Que ce soit dans les maximes et les pas de danse tranquilles d’un ours bien léché ou entre les lignes des rayons « développement personnel » qui ont envahi nos librairies, la philosophie épicurienne a tellement imprégné la culture occidentale au cours des siècles qu’elle façonne encore aujourd’hui notre conception populaire du bonheur et du mode de vie qui doit nous permettre de l’atteindre. Épicure fait partie de ces penseurs, rares, dont l’influence se mesure précisément à l’invisibilité de son omniprésence.
Chercher le bonheur dans les choses simples, vivre chaque jour comme si c’était le dernier : sous la banalité confondante de ces mantras se cache une philosophie dont l’originalité fit pourtant scandale et dont la richesse comme la complexité sont irréductibles à ces seuls adages.

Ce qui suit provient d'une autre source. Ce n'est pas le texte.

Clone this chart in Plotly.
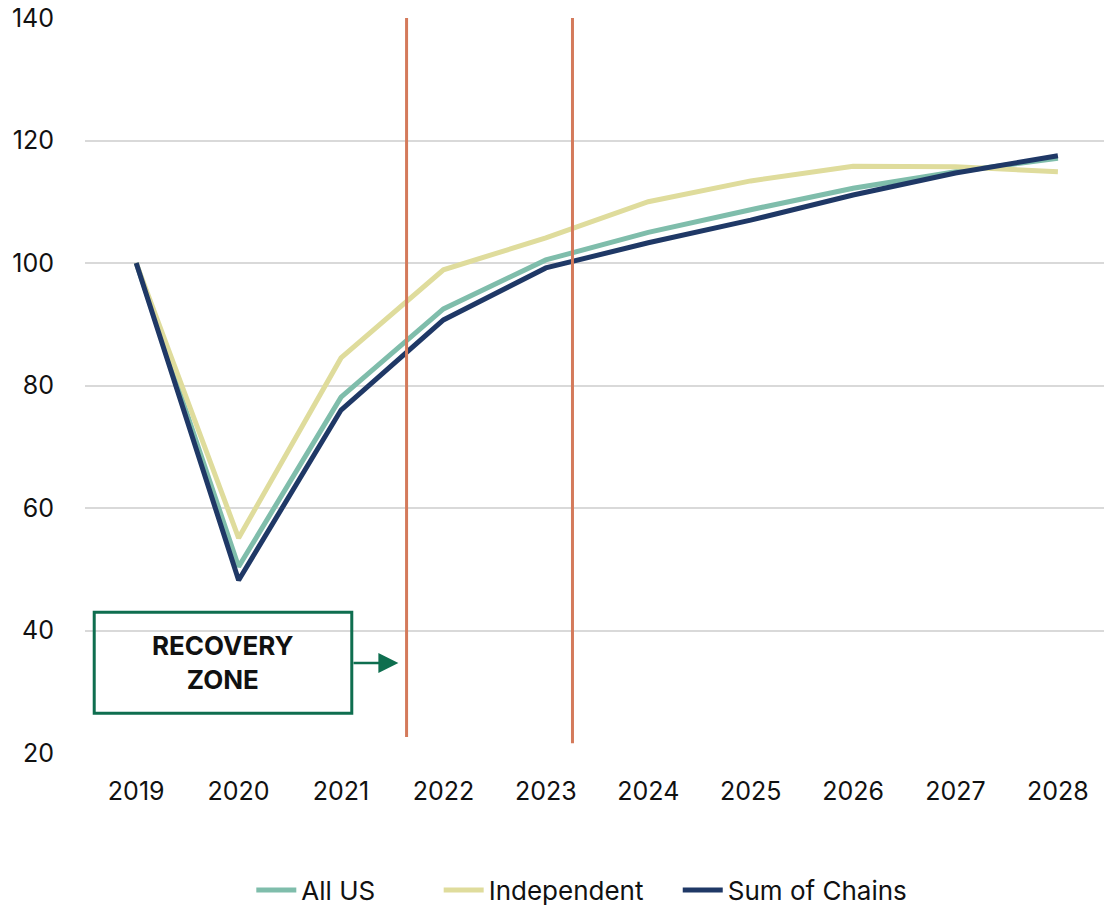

C’est parce que tout n’est qu’atomes et vide que nos désirs sont satisfaisables et nos angoisses vaines d’après Épicure, et parce qu’une vie de plaisir est accessible qu’il vaut la peine de définir tant l’attitude individuelle que la communauté politique qui lui correspondent le plus. Ce pourquoi on ne saurait appliquer les recettes épicuriennes du bonheur sans comprendre d’abord le système physique, scientifique, éthique et même politique sur lequel elles sont fondées – à moins que le bonheur ne soit contemporain de cette étude même.